Automatic Differentiation: The Magic of PyTorch

[!NOTE] This module explores the core principles of Automatic Differentiation: The Magic of PyTorch, deriving solutions from first principles and hardware constraints to build world-class, production-ready expertise.

1. Introduction: Who computes the gradients?

In calculus class, you calculated derivatives by hand. In early AI (80s), researchers derived gradients on paper, simplified them, and coded them in C++. In Modern AI (PyTorch/TF), you write the Forward Pass, and the framework calculates the Backward Pass (gradients) automatically. This is Automatic Differentiation (AutoDiff).

It is NOT numerical differentiation (finite differences, which is slow and imprecise). It is NOT symbolic differentiation (like Mathematica, which can lead to expression explosion).
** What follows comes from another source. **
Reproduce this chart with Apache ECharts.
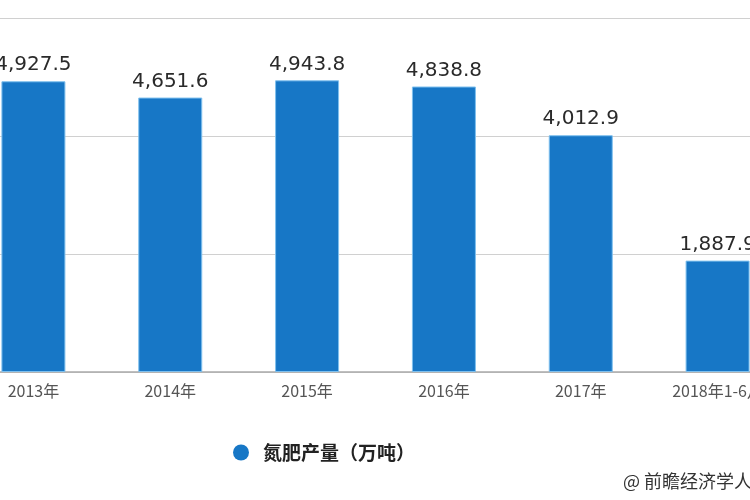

It is the exact application of the Chain Rule on a graph structure.

2. The Computational Graph

Every calculation in your code builds a Directed Acyclic Graph (DAG).

  • Nodes: Operations (Addition, Multiplication, Sin, Exp).
  • Edges: Tensors (Data flowing between operations).

Example: y = (x + w) × b

  1. Input Nodes: x, w, b.
  2. Intermediate Node: a = x + w.
  3. Output Node: y = a \times b.

To find \frac{\partial y}{\partial x}, we just traverse the graph backwards!

3. Forward vs Reverse Mode

Why do we always talk about “Backpropagation”? Why not “Forwardpropagation” of gradients?

Forward Mode

Computes \frac{\partial v}{\partial x} for every node v as we go forward.

  • Mechanism: We track the value and the derivative w.r.t. one input simultaneously.
  • Best for: Functions with few inputs and many outputs.
  • Cost: Proportional to the number of inputs.

Reverse Mode (Backpropagation)

Computes y first, then goes backward to find \frac{\partial y}{\partial x}, \frac{\partial y}{\partial w}, \dots

  • Mechanism: We compute the output, then propagate the error signal backwards.
  • Best for: Functions with many inputs (billion weights) and few outputs (1 loss value).
  • Cost: Proportional to the number of outputs.
  • Winner: Deep Learning! We typically have 1 Loss value and 100B parameters. Reverse mode gives us all 100B gradients in one pass.

4. Python: Autograd from Scratch

Let’s build a tiny AutoDiff engine (inspired by Andrej Karpathy’s Micrograd) to understand what PyTorch does under the hood.

import math

class Value:
    def __init__(self, data, _children=(), _op='', label=''):
        self.data = data
        self.grad = 0.0
        self._backward = lambda: None
        self._prev = set(_children)
        self._op = _op
        self.label = label

    def __repr__(self):
        return f"Value(data={self.data})"

    def __add__(self, other):
        other = other if isinstance(other, Value) else Value(other)
        out = Value(self.data + other.data, (self, other), '+')

        def _backward():
            # Local gradients for addition are 1.0
            self.grad += 1.0 * out.grad
            other.grad += 1.0 * out.grad
        out._backward = _backward
        return out

    def __mul__(self, other):
        other = other if isinstance(other, Value) else Value(other)
        out = Value(self.data * other.data, (self, other), '*')

        def _backward():
            # Local gradients for multiplication are the other value
            self.grad += other.data * out.grad
            other.grad += self.data * out.grad
        out._backward = _backward
        return out

    def backward(self):
        # Topological sort to ensure we process parents before children
        topo = []
        visited = set()
        def build_topo(v):
            if v not in visited:
                visited.add(v)
                for child in v._prev:
                    build_topo(child)
                topo.append(v)
        build_topo(self)

        # Go backwards
        self.grad = 1.0
        for node in reversed(topo):
            node._backward()

# Usage
x = Value(2.0, label='x')
w = Value(-3.0, label='w')
b = Value(10.0, label='b')
a = x * w; a.label = 'a'
y = a + b; y.label = 'y'

y.backward()
print(f"y = {y.data}")
print(f"dy/dx = {x.grad}")

5. Interactive Visualizer: Graph Builder

Visualize the Computational Graph for y = (x + w) × b.

  • Inputs: x=2, w=1, b=3.
  • Forward Pass (Blue): Values flow up. 2+1 = 3, then 3 \times 3 = 9.
  • Backward Pass (Red): Gradients flow down. \frac{\partial y}{\partial y} = 1, then splits to a and b.

6. Summary

  • Computational Graph: Represents math as a tree of operations.
  • AutoDiff: Applies the Chain Rule recursively on this graph.
  • Reverse Mode: The secret sauce of Deep Learning that allows us to compute gradients for millions of parameters efficiently in one backward pass.